RECORDS, RAIN AND RECREATION
This ain't your old man's psychedelia
// Colin Spensley

M y parents aren't hippies. If you were to count how many times my mom has smoked weed, on one hand, you’d have a closed fist. The same goes for all of my relatives: it just wasn’t part of their lives. Thus, my introduction to anything more psychedelic than Pink Floyd’s The Wall didn’t come until I started dabbling in various forms of psychedelia myself.

“Psychedelia,” put simply, is anything pertaining to psychedelic music, culture, or drugs. Marijuana leaves swirling in a cascade of rainbows, peace symbols, and a three-headed Jimi, guitar in hand, perhaps on fire.

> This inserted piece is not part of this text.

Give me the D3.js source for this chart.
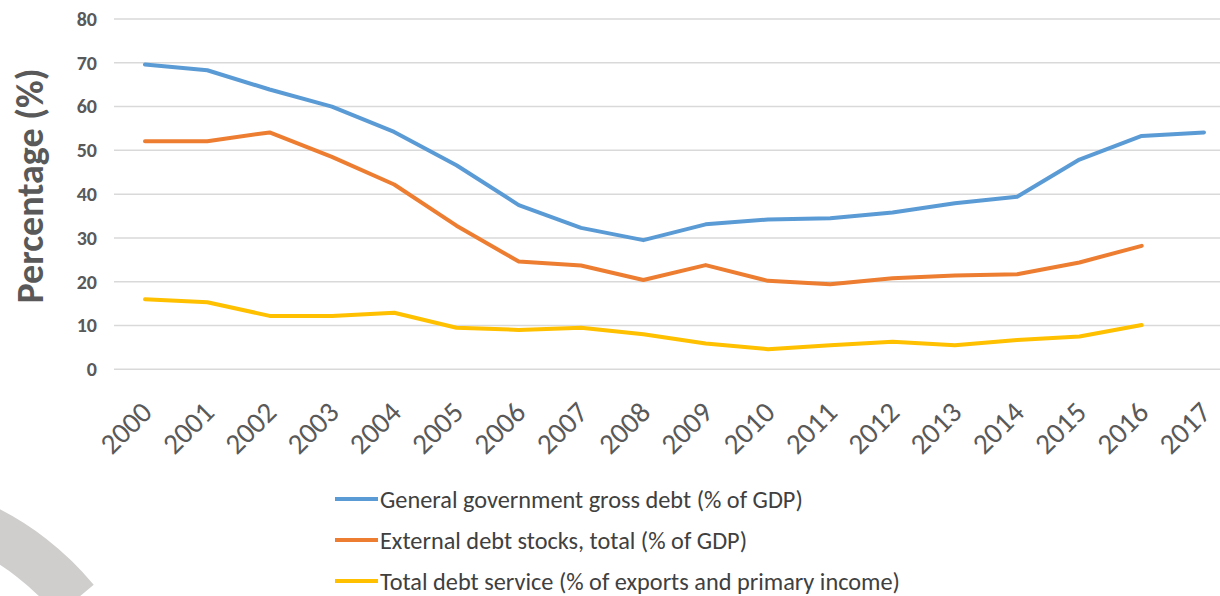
<!DOCTYPE html>
<html>
<head>
<meta charset="utf-8">
<script src="https://cdn.jsdelivr.net/npm/d3@7"></script>
<style>
  html, body { margin: 0; padding: 0; background: #fff; }
  svg { display: block; }
</style>
</head>
<body>
<svg id="chart"></svg>
<script>
// data
const years = ['2000','2001','2002','2003','2004','2005','2006','2007','2008',
  '2009','2010','2011','2012','2013','2014','2015','2016','2017'];
const govDebt = [69.6, 68.3, 63.9, 60.0, 54.2, 46.6, 37.5, 32.3, 29.5,
  33.1, 34.2, 34.5, 35.8, 37.9, 39.4, 47.9, 53.3, 54.1];
const extDebt = [52.1, 52.1, 54.1, 48.5, 42.2, 32.8, 24.6, 23.7, 20.4,
  23.8, 20.2, 19.4, 20.8, 21.4, 21.7, 24.4, 28.2, null];
const debtService = [16.0, 15.3, 12.2, 12.2, 12.9, 9.5, 9.0, 9.5, 8.0,
  5.9, 4.6, 5.5, 6.3, 5.5, 6.7, 7.5, 10.1, null];
const yTicks = [0, 10, 20, 30, 40, 50, 60, 70, 80];
const seriesNames = [
  'General government gross debt (% of GDP)',
  'External debt stocks, total (% of GDP)',
  'Total debt service (% of exports and primary income)'
];

const W = 1220, H = 596;
const colors = ['#5B9BD5', '#ED7D31', '#FFC000'];
const font = "Calibri, Carlito, 'Open Sans', sans-serif";
const txt = '#595959';

const svg = d3.select('#chart').attr('width', W).attr('height', H);

// faint grey ring piece, bottom left
const ring = d3.arc().innerRadius(252).outerRadius(300).startAngle(0).endAngle(0.88);
svg.append('path')
  .attr('transform', 'translate(-137.5,776)')
  .attr('d', ring())
  .attr('fill', '#d0cecd');

const x = d3.scalePoint().domain(years).range([145, 1204]);
const y = d3.scaleLinear().domain([0, 80]).range([369.3, 19]);

// gridlines
svg.append('g').selectAll('line').data(yTicks).join('line')
  .attr('x1', 114).attr('x2', W)
  .attr('y1', d => y(d)).attr('y2', d => y(d))
  .attr('stroke', '#d9d9d9').attr('stroke-width', 1.5);

// y axis labels
const yAxis = svg.append('g')
  .attr('transform', 'translate(103,0)')
  .call(d3.axisLeft(y).tickValues(yTicks).tickSize(0).tickPadding(6));
yAxis.select('.domain').remove();
yAxis.selectAll('text')
  .attr('font-family', font).attr('font-size', 20).attr('font-weight', 700)
  .attr('fill', txt);

// y title
svg.append('text')
  .attr('transform', 'translate(43,186) rotate(-90)')
  .attr('text-anchor', 'middle')
  .attr('font-family', font).attr('font-size', 38).attr('font-weight', 700)
  .attr('fill', txt)
  .text('Percentage (%)');

// x axis labels
const xAxis = svg.append('g')
  .attr('transform', 'translate(0,369)')
  .call(d3.axisBottom(x).tickSize(0));
xAxis.select('.domain').remove();
xAxis.selectAll('text')
  .attr('font-family', font).attr('font-size', 29)
  .attr('fill', txt)
  .attr('text-anchor', 'end')
  .attr('y', 0).attr('dy', '0.35em')
  .attr('transform', 'translate(1,38) rotate(-45)');

// series lines
const line = d3.line()
  .defined(d => d != null)
  .x((d, i) => x(years[i]))
  .y(d => y(d));

[govDebt, extDebt, debtService].forEach((s, k) => {
  svg.append('path')
    .datum(s)
    .attr('d', line)
    .attr('fill', 'none')
    .attr('stroke', colors[k])
    .attr('stroke-width', 4)
    .attr('stroke-linejoin', 'round')
    .attr('stroke-linecap', 'round');
});

// legend
const leg = svg.append('g').attr('transform', 'translate(335,499)');
const rows = leg.selectAll('g').data(seriesNames).join('g')
  .attr('transform', (d, i) => `translate(0,${i * 41})`);
rows.append('line')
  .attr('x1', 0).attr('x2', 43)
  .attr('stroke', (d, i) => colors[i]).attr('stroke-width', 4);
rows.append('text')
  .attr('x', 45).attr('dy', '0.35em')
  .attr('font-family', font).attr('font-size', 24.3)
  .attr('fill', '#404040')
  .text(d => d);
</script>
</body>
</html>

Stereotypes like these perpetuate my cynicism towards the culture previously mentioned, but luckily there is something great at the other end of this acid-induced triple rainbow.

Psychedelia and psychedelic music has lived on not only through the 70s, but also well into today’s modern music scene. Take Fela Kuti, for example: this Nigerian genius began his musical experimentation by playing traditional African rhythms. He then smoked a bunch of weed, and decided to add three electric guitars, four drummers, five keyboards, and six singers. With that formula, he created something that can be life changing to listen to.

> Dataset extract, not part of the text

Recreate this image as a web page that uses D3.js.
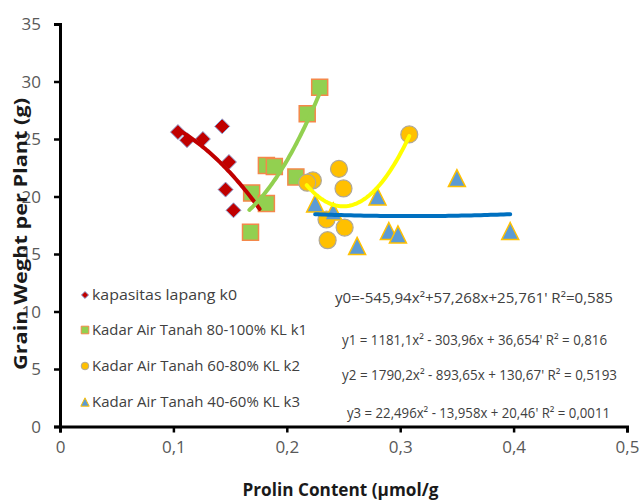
<!DOCTYPE html>
<html>
<head>
<meta charset="utf-8">
<script src="https://cdn.jsdelivr.net/npm/d3@7"></script>
<style>
  body { margin: 0; background: #fff; }
  svg { display: block; }
  text { font-family: "Open Sans", "DejaVu Sans", sans-serif; }
</style>
</head>
<body>
<div id="chart"></div>
<script>
// values
const xTicks = [0, 0.1, 0.2, 0.3, 0.4, 0.5];
const xTickLabels = ["0", "0,1", "0,2", "0,3", "0,4", "0,5"];
const yTicks = [0, 5, 10, 15, 20, 25, 30, 35];
const yTickLabels = ["0", "5", "10", "15", "20", "25", "30", "35"];

const seriesNames = [
    "kapasitas lapang k0",
    "Kadar Air Tanah 80-100% KL k1",
    "Kadar Air Tanah 60-80% KL k2",
    "Kadar Air Tanah 40-60% KL k3"
];

const k0X = [0.104, 0.112, 0.126, 0.143, 0.149, 0.146, 0.153];
const k0Y = [25.6, 24.9, 25.0, 26.1, 23.0, 20.6, 18.8];
const k1X = [0.168, 0.169, 0.182, 0.182, 0.189, 0.208, 0.218, 0.229];
const k1Y = [16.9, 20.3, 19.4, 22.7, 22.6, 21.7, 27.2, 29.5];
const k2X = [0.223, 0.218, 0.246, 0.250, 0.235, 0.251, 0.236, 0.308];
const k2Y = [21.4, 21.2, 22.4, 20.7, 18.0, 17.3, 16.2, 25.4];
const k3X = [0.225, 0.241, 0.280, 0.350, 0.290, 0.298, 0.262, 0.397];
const k3Y = [19.4, 18.7, 20.0, 21.6, 17.0, 16.7, 15.7, 17.0];

// polynomial trendlines (a, b, c) as printed on the chart, and the x span they cover
const trendCoef = [
    [-545.94, 57.268, 25.761],
    [1181.1, -303.96, 36.654],
    [1790.2, -893.65, 130.67],
    [22.496, -13.958, 20.46]
];
const trendFrom = [0.104, 0.167, 0.2175, 0.225];
const trendTo = [0.176, 0.229, 0.308, 0.397];

const equationLabels = [
    "y0=-545,94x²+57,268x+25,761' R²=0,585",
    "y1 = 1181,1x² - 303,96x + 36,654' R² = 0,816",
    "y2 = 1790,2x² - 893,65x + 130,67' R² = 0,5193",
    "y3 = 22,496x² - 13,958x + 20,46' R² = 0,0011"
];

// layout
const W = 643, H = 501;
const margin = { top: 24, left: 60 };
const plotW = 567, plotH = 402.5;

// marker shapes (size = half extent in px)
const diamondType = { draw(ctx, r) { ctx.moveTo(0, -r); ctx.lineTo(r, 0); ctx.lineTo(0, r); ctx.lineTo(-r, 0); ctx.closePath(); } };
const squareType = { draw(ctx, r) { ctx.rect(-r, -r, 2 * r, 2 * r); } };
const circleType = { draw(ctx, r) { ctx.moveTo(r, 0); ctx.arc(0, 0, r, 0, 2 * Math.PI); } };
const triangleType = { draw(ctx, r) { ctx.moveTo(0, -r); ctx.lineTo(r, r); ctx.lineTo(-r, r); ctx.closePath(); } };

const styles = [
    { type: diamondType, size: 7.5, legSize: 3.6, fill: "#C00000", stroke: "#8EA9DB", sw: 1, line: "#C00000" },
    { type: squareType, size: 8, legSize: 3.8, fill: "#92D050", stroke: "#F4884A", sw: 1.5, line: "#92D050" },
    { type: circleType, size: 8.5, legSize: 3.8, fill: "#FFC000", stroke: "#B0A898", sw: 1.2, line: "#FFFF00" },
    { type: triangleType, size: 8.5, legSize: 4.2, fill: "#5B9BD5", stroke: "#FFC000", sw: 1.5, line: "#0070C0" }
];

const seriesX = [k0X, k1X, k2X, k3X];
const seriesY = [k0Y, k1Y, k2Y, k3Y];

const svg = d3.select("#chart")
    .append("svg")
        .attr("width", W)
        .attr("height", H);

const g = svg.append("g")
    .attr("transform", `translate(${margin.left},${margin.top})`);

const x = d3.scaleLinear().domain([0, 0.5]).range([0, plotW]);
const y = d3.scaleLinear().domain([0, 35]).range([plotH, 0]);

// axes
const xAxis = g.append("g")
    .attr("transform", `translate(0,${plotH})`)
    .call(d3.axisBottom(x).tickValues(xTicks).tickSizeOuter(0).tickSize(6)
        .tickFormat((d, i) => xTickLabels[i]));
const yAxis = g.append("g")
    .call(d3.axisLeft(y).tickValues(yTicks).tickSizeOuter(0).tickSize(6)
        .tickFormat((d, i) => yTickLabels[i]));

[xAxis, yAxis].forEach(a => {
    a.select(".domain").attr("stroke", "#000").attr("stroke-width", 3);
    a.selectAll(".tick line").attr("stroke", "#000").attr("stroke-width", 2.5);
    a.selectAll(".tick text")
        .attr("fill", "#595959")
        .style("font-size", "17px")
        .style("font-family", "'Open Sans', sans-serif");
});
xAxis.selectAll(".tick text").attr("y", 14);
yAxis.selectAll(".tick text").attr("x", -19).attr("dy", "0.35em");

// markers
seriesX.forEach((xs, s) => {
    const st = styles[s];
    const pts = xs.map((v, i) => ({ x: v, y: seriesY[s][i] }));
    g.append("g")
        .selectAll("path")
        .data(pts)
        .join("path")
            .attr("transform", d => `translate(${x(d.x)},${y(d.y)})`)
            .attr("d", d3.symbol().type(st.type).size(st.size))
            .attr("fill", st.fill)
            .attr("stroke", st.stroke)
            .attr("stroke-width", st.sw);
});

// trendlines on top
const line = d3.line().x(d => x(d[0])).y(d => y(d[1])).curve(d3.curveLinear);
trendCoef.forEach((c, s) => {
    const steps = 60;
    const pts = d3.range(steps + 1).map(i => {
        const xv = trendFrom[s] + (trendTo[s] - trendFrom[s]) * i / steps;
        return [xv, c[0] * xv * xv + c[1] * xv + c[2]];
    });
    g.append("path")
        .attr("d", line(pts))
        .attr("fill", "none")
        .attr("stroke", styles[s].line)
        .attr("stroke-width", 4)
        .attr("stroke-linecap", "round");
});

// legend
const legY = [295, 330, 366, 402];
const legW = [145, 215, 208, 208];
const legend = svg.append("g");
seriesNames.forEach((name, s) => {
    const st = styles[s];
    legend.append("path")
        .attr("transform", `translate(85,${legY[s]})`)
        .attr("d", d3.symbol().type(st.type).size(st.legSize))
        .attr("fill", st.fill)
        .attr("stroke", st.stroke)
        .attr("stroke-width", 1);
    legend.append("text")
        .attr("x", 92)
        .attr("y", legY[s])
        .attr("dy", "0.35em")
        .attr("textLength", legW[s])
        .attr("lengthAdjust", "spacingAndGlyphs")
        .attr("fill", "#404040")
        .style("font-size", "14px")
        .text(name);
});

// trendline equations
const eqX = [335, 342, 342, 347];
const eqY = [298, 340, 375, 413];
const eqW = [278, 265, 275, 263];
equationLabels.forEach((t, i) => {
    svg.append("text")
        .attr("x", eqX[i])
        .attr("y", eqY[i])
        .attr("dy", "0.35em")
        .attr("textLength", eqW[i])
        .attr("lengthAdjust", "spacingAndGlyphs")
        .attr("fill", "#404040")
        .style("font-size", "14px")
        .text(t);
});

// axis titles
svg.append("text")
    .attr("x", margin.left + x(0.25) - 3)
    .attr("y", 496)
    .attr("text-anchor", "middle")
    .attr("textLength", 196)
    .attr("lengthAdjust", "spacingAndGlyphs")
    .attr("fill", "#1a1a1a")
    .style("font-size", "17px")
    .style("font-weight", "bold")
    .text("Prolin Content (µmol/g");

svg.append("text")
    .attr("transform", "translate(27,234) rotate(-90)")
    .attr("text-anchor", "middle")
    .attr("textLength", 272)
    .attr("lengthAdjust", "spacingAndGlyphs")
    .attr("fill", "#1a1a1a")
    .style("font-size", "18px")
    .style("font-weight", "bold")
    .text("Grain Weght per Plant (g)");
</script>
</body>
</html>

Kuti’s most successful record, Zombie, was a huge influence for Hendrix and many other psych-rock bands that have come out since its release. The genre, which is often called “afrobeat,” was created and nurtured in African societies, from Angola and Benin, to Nigeria and Ghana. Young men formed bands and recorded onto anything they could, including microphones made from coconut shells. Bands like Orchestre Poly-Rythmo De Cotonou often took rhythms from African burial ceremonies like the “seto” and added Western rock and roll instrumentation over top.

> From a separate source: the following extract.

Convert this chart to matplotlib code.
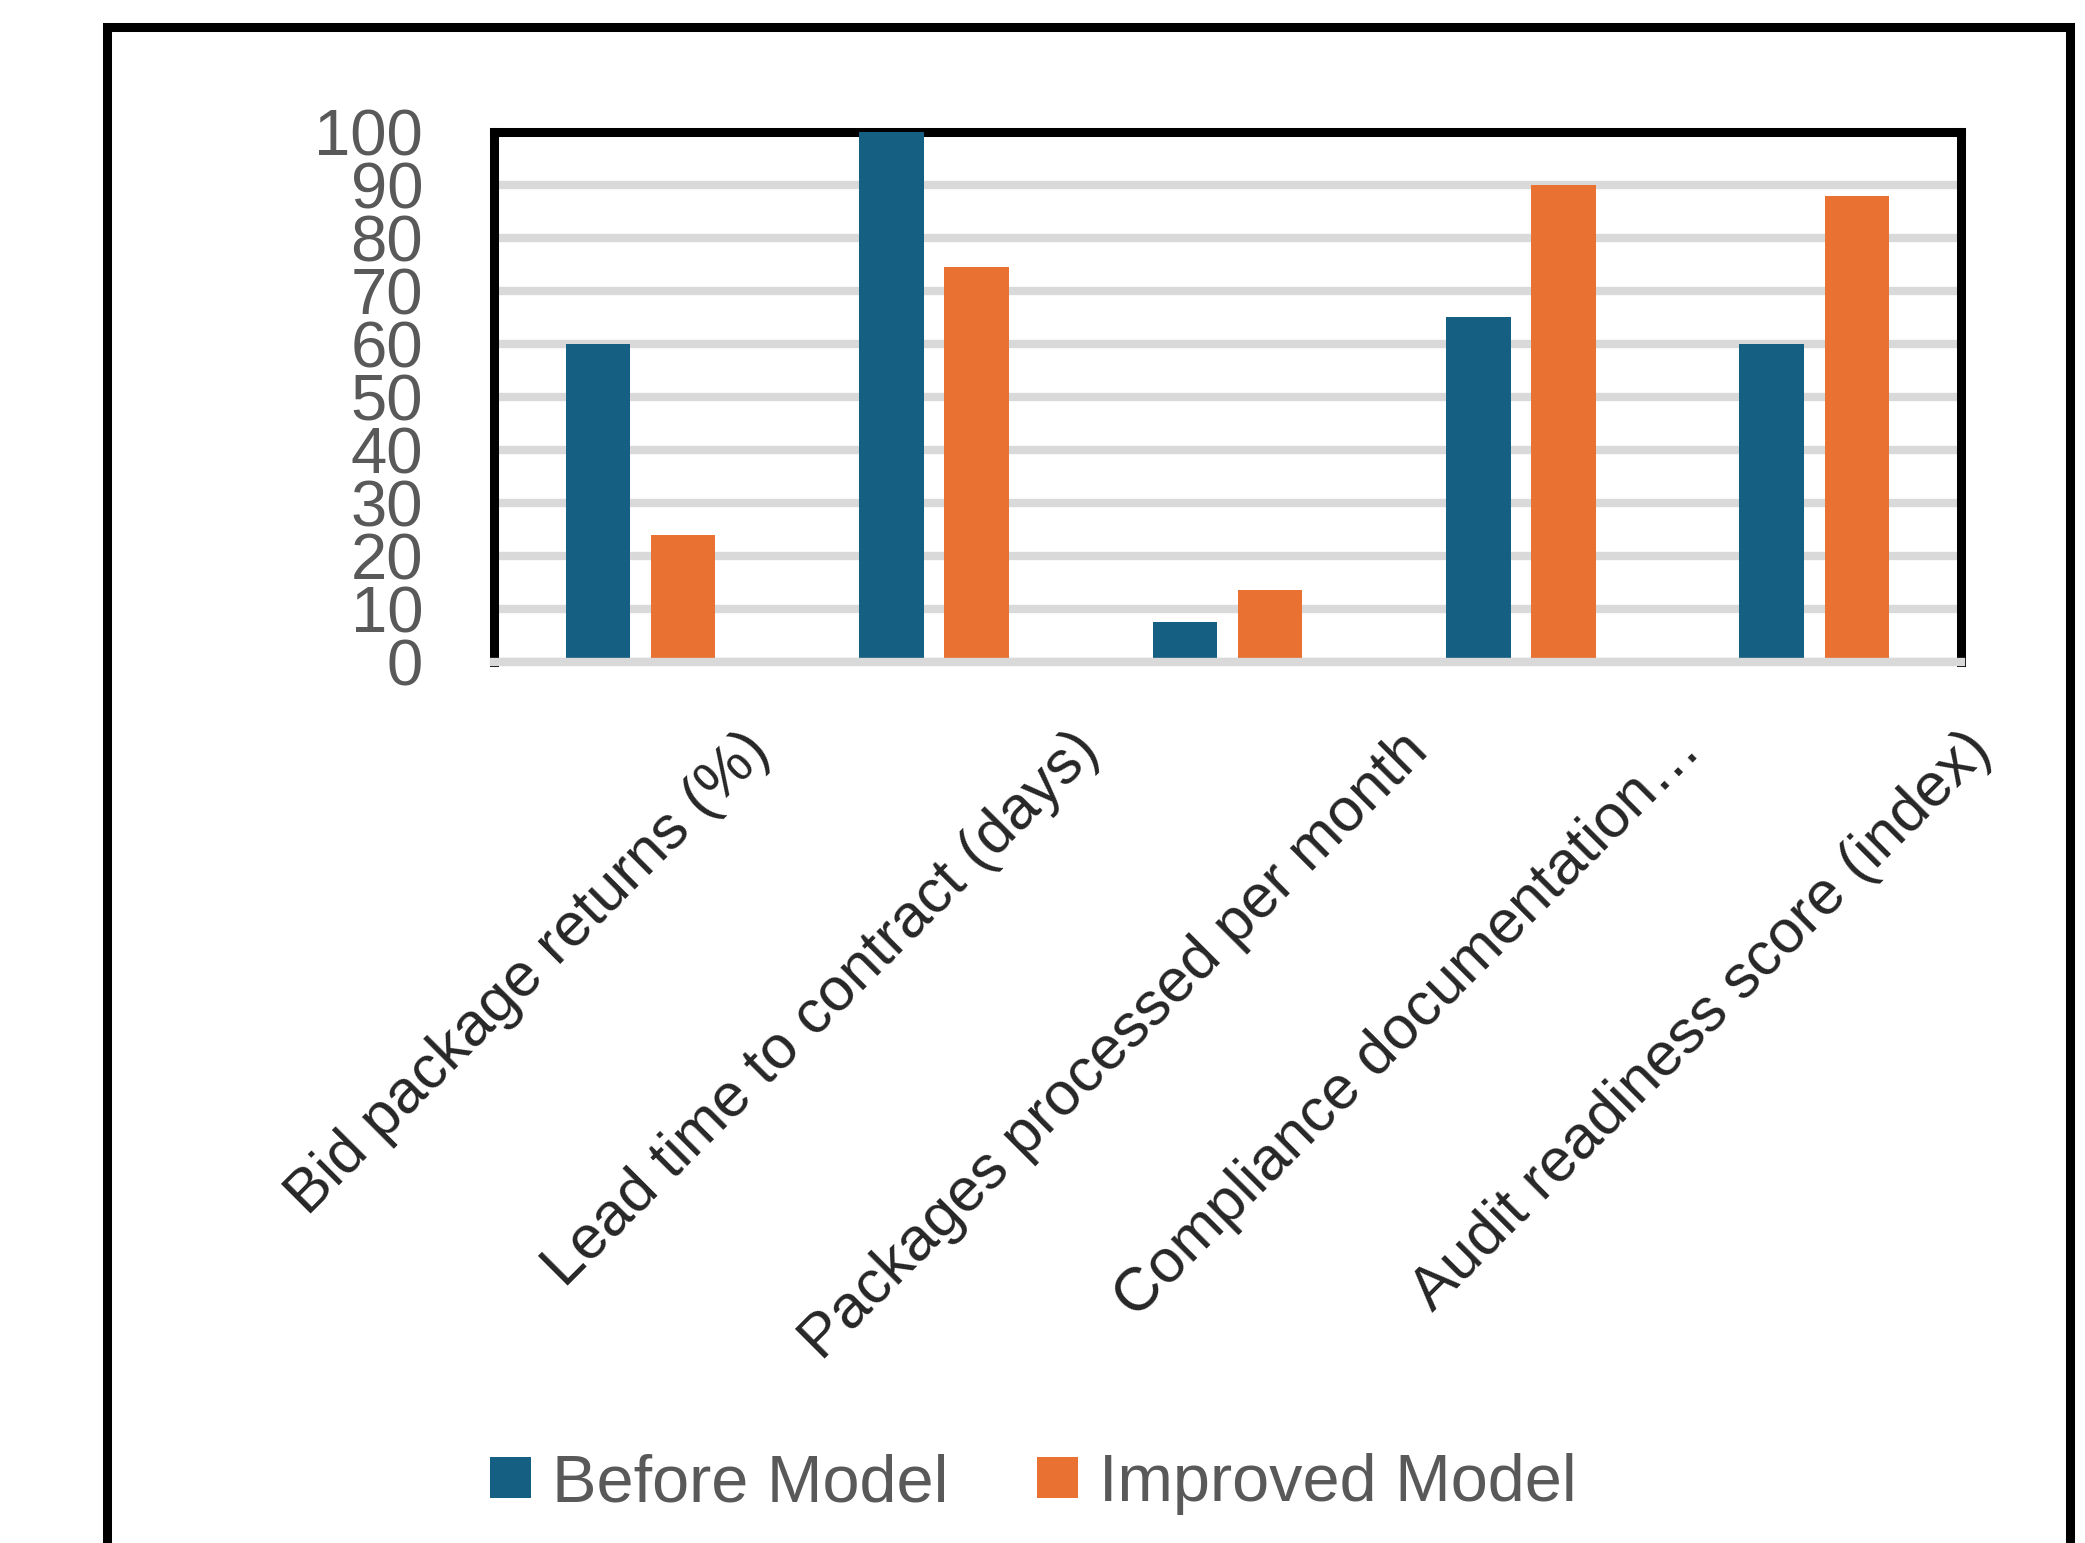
import numpy as np
import matplotlib.pyplot as plt
from matplotlib.lines import Line2D
from matplotlib.transforms import ScaledTranslation

plt.rcParams['font.family'] = ['Liberation Sans', 'DejaVu Sans']

# KPI values per category
categories = ['Bid package returns (%)', 'Lead time to contract (days)',
              'Packages processed per month', 'Compliance documentation…',
              'Audit readiness score (index)']
before = [60, 100, 7.5, 65, 60]
improved = [24, 74.5, 13.5, 90, 88]
series_names = ['Before Model', 'Improved Model']
yticks = np.arange(0, 101, 10)

blue = '#156082'
orange = '#E97132'
grid_gray = '#D9D9D9'
text_gray = '#595959'

fig = plt.figure(figsize=(20.85, 15.43), dpi=100)
ax = fig.add_axes([0.2369, 0.571, 0.7036, 0.3435])

x = np.arange(len(categories))
w = 0.22
ax.bar(x - 0.145, before, w, color=blue, label=series_names[0], zorder=3)
ax.bar(x + 0.145, improved, w, color=orange, label=series_names[1], zorder=3)

ax.set_xlim(-0.5, len(categories) - 0.5)
ax.set_ylim(0, 100)
ax.set_yticks(yticks)
ax.yaxis.grid(True, color=grid_gray, linewidth=6)
ax.set_axisbelow(True)

# thick black frame on three sides, grey baseline over the bar feet
for side in ['top', 'left', 'right']:
    ax.spines[side].set_linewidth(6.5)
    ax.spines[side].set_color('black')
ax.spines['bottom'].set_color(grid_gray)
ax.spines['bottom'].set_linewidth(6)
ax.spines['bottom'].set_zorder(4)

ax.tick_params(axis='y', length=0, pad=51, labelsize=47, labelcolor=text_gray)
ax.tick_params(axis='x', length=0, pad=43)
ax.set_xticks(x)
ax.set_xticklabels(categories, rotation=45, ha='center', va='top',
                   fontsize=44, color='#262626')
shift = ScaledTranslation(-1.12, 0, fig.dpi_scale_trans)
for lab in ax.get_xticklabels():
    lab.set_transform(lab.get_transform() + shift)

ax.legend(loc='center', bbox_to_anchor=(0.4955, 0.0382),
          bbox_transform=fig.transFigure, ncol=2, frameon=False,
          fontsize=48, handlelength=0.615, handleheight=0.59,
          handletextpad=0.315, columnspacing=1.33, labelcolor=text_gray)

# outer border (open at the bottom)
fig.add_artist(Line2D([0.0513, 0.0513, 0.9928, 0.9928],
                      [-0.02, 0.9822, 0.9822, -0.02],
                      transform=fig.transFigure, color='black',
                      linewidth=6.5, solid_joinstyle='miter'))

fig.savefig('out.png', dpi=100)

The music is usually quite lo-fi and fuzzy, but that only enhances the passion and ingenuity that was put into making something they cared about so much. Afrobeat has musicians working themselves up into fervor with songs building to huge climaxes and crescendos over beats so complex you may need a math degree to figure them out. These songs and albums were pressed to low quantities of vinyl records and basically forgotten.

Luckily, there are some fine music lovers out there who want you to hear these pearls that would otherwise be lost in time and sand. Companies like Analog Africa and Sound Wave searched the dusty markets and stores of small African towns throughout the continent for these rare and obscure records. They clean them up, re-master the audio, and compile incredible compilation records generally based on region or time frame. Some choice titles include “African Scream Contest,” “The Legendary Sounds of Benin,” “West Africa Airways,” and my personal favourite, “The Hallelujah Chicken Run Band.” Do yourself a favour and check Analog Africa out online: the tribal beats, screaming horn sections, and shredding electric guitars might just make you get up from your chair and start gyrating around the room.

Skip forward about 40 years from the time of Afrobeat. Of course, our dads have mostly kept “classic rock” alive through reunion tours and incredible Bon Jovi impersonators, but there is a new wave of Psych Rock that has emerged in the last ten years. Bands from this era and genre sound as though they’ve been pulled straight from some dusty record shelf and haven’t seen the light of day, let alone a record needle, for 50 years. Familiar names might include The Black Lips, The Black Keys, or The Black Angles; a lot of black nouns, that’s for sure.

The music is usually characterized by slow tempo drumming with droning synths or guitars and drawling vocals, a couple of guitar solos and some 3D cover art. It’s essentially rock music for the stoned – in the immortal words of Timothy Leary, “Tune in, turn on, drop out.” That doesn’t mean you have to get high to like this genre; fans of psychedelic music often state that the music itself can lift them to states of euphoria, without the assistance of drugs. I myself have spent an entire summer hiking the mountains of the Yukon listening to African Psych and the last thing that I was, was stoned.
If you’re just curious about this genre and don’t want to dive head first into record compilations or acid-induced spirit animal quests,

there are a few opportunities available right in Vancouver. Firstly, the Anza Club (Australian and New Zealand Social Club) holds a Psychedelic Music night every Wednesday night at #3 East 8th Ave. The two founders, Brother Josef and DJ Magneticring spin authentic Psych records all night long, accompanied by home made “trippy” visuals, and all you have to do is grab a pint with your closest pal and enjoy the chill vibes. Local acts to check out include Indian Wars, DB Buxton, The High Drops, and a Vancouver favourite Dead Ghosts. It should be noted that many of these Vancouver psych bands come off with a bluesy flavour, so if you’re not down with nine minute guitar drone-fests, they will probably satisfy you even more.